20 March 2015 A.D. NYT: Presbyterians Give Final Approval to Sodomite Marriages
20 March 2015 A.D. NYT: Presbyterians Give Final Approval to Sodomite Marriages
Goodstein, Laurie.
“Largest Presbyterian Denomination Gives Final Approval for Same-Sex Marriage.”
New York Times. 17 Mar 2015. http://www.nytimes.com/2015/03/18/us/presbyterians-give-final-approval-for-same-sex-marriage.html?_r=1. Accessed 18 Mar 2015.
Largest
Presbyterian Denomination Gives Final Approval for Same-Sex Marriage
After three decades
of debate over its stance on homosexuality, members of the Presbyterian Church
(U.S.A.) voted on Tuesday to change the definition of marriage in the church’s
constitution to include same-sex marriage.
The final approval
by a majority of the church’s 171 regional bodies, known as presbyteries,
enshrines a change recommended last year by the church’s General Assembly. The vote amends the church’s constitution to broaden
marriage from being between “a man and a woman” to “two people, traditionally a
man and a woman.”
The Presbytery of
the Palisades, meeting in Fair Lawn, N.J., put the ratification count over the
top on Tuesday on a voice vote. With many presbyteries still left to vote, the
tally late Tuesday stood at 87 presbyteries in favor, 41 against and one tied.
“Finally, the
church in its constitutional documents fully recognizes that the love of gays
and lesbian couples is worth celebrating in the faith community,” said the Rev.
Brian D. Ellison, executive director of the Covenant
Network of Presbyterians,
which advocates gay inclusion in the church. “There is still disagreement, and
I don’t mean to minimize that, but I think we are learning that we can disagree
and still be church together.”
The church, with
about 1.8 million members, is the largest of the nation’s Presbyterian
denominations, but it has been losing congregations and individual members as
it has moved to the left theologically over the past several years.
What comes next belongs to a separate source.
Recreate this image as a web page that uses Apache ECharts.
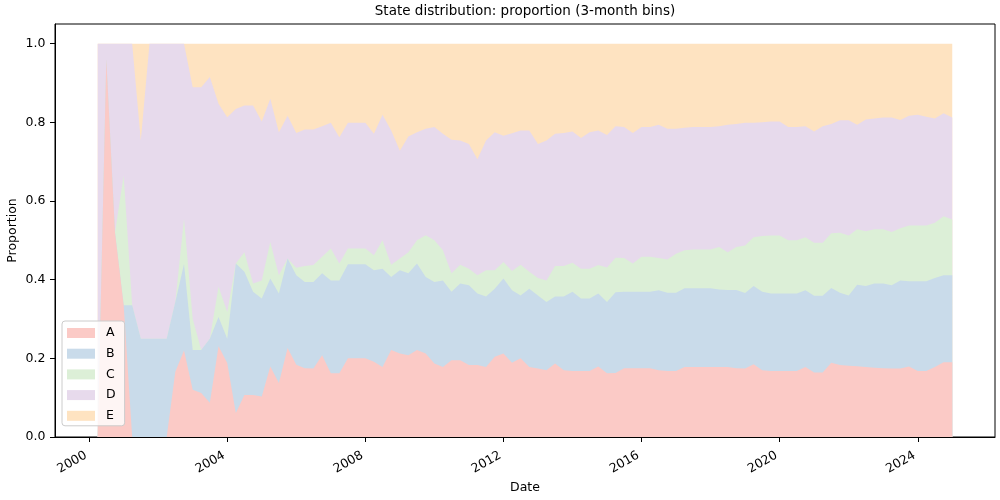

There was a
wave of departures in and after 2011, when the presbyteries ratified a decision
to ordain gays and lesbians as pastors, elders and deacons, and that may have
cleared the way for Tuesday’s vote.
With many
conservative Presbyterians who were active in the church now gone, as well as
the larger cultural shift toward acceptance of same-sex marriage, the decisive vote moved quickly toward approval,
according to those on both sides of the divide.
Plenty of moderates
and conservatives, however, have chosen to stay within the Presbyterian
Church (U.S.A.), one of the
nation’s historic mainline Protestant denominations, which has its headquarters
in Louisville, Ky. Ministers who object will not be required to perform a
same-sex marriage.
Paul Detterman,
national director of The Fellowship Community, a group of conservatives who
have stayed in the church, said: “Our objection to the passage of the marriage
amendment is in no way, shape or form anti-gay. It is in no way intended as
anything but concern that the church is capitulating to the culture and is
misrepresenting the message of Scripture.”
He added, “We
definitely will see another wave, a sizable wave, of conservative folks
leaving,” but said he and others were staying because “this conversation is
dreadfully important to be a part of.”
Other religious denominations that have officially
decided to permit their clergy
to perform same-sex marriages include the Episcopal Church, the United Church
of Christ, the Quakers, the Unitarian Universalist Association of Churches and,
in Judaism, the Reform and Conservative movements. The Evangelical Lutheran
Church in America left it open for individual ministers to decide.
“I don’t see any
further large mainline denominations making the same move,” said Alan Wisdom, a
Presbyterian and the interim editor of Theology Matters, a journal for
conservative Protestants.
The United Methodist
Church, with about 12.8 million members, has been debating same-sex marriage
for years, but it includes a growing membership in Africa, where there is
little acceptance of gay relationships.
The Presbyterians’
decision on Tuesday will put an end to the ecclesiastical prosecutions and
convictions in the last few decades of ministers who broke church law by
conducting same-sex marriages.
“Some of us are
calling it liberation day,” said the Rev. William Blake Spencer, pastor of
Ocean Heights Presbyterian Church in Egg Harbor Township, N.J., who is gay and
voted with his presbytery on Tuesday. “It will be the last L.G.B.T.Q. issue
that we debate and fight about, and finally our welcome comes without a ‘but’
or an ‘if.’”
Correction: March 18, 2015
An earlier version of this article misstated the
membership of the United Methodist Church. It is 7.3 million in the United
States and another 5.5 million worldwide, not 5.5 million total.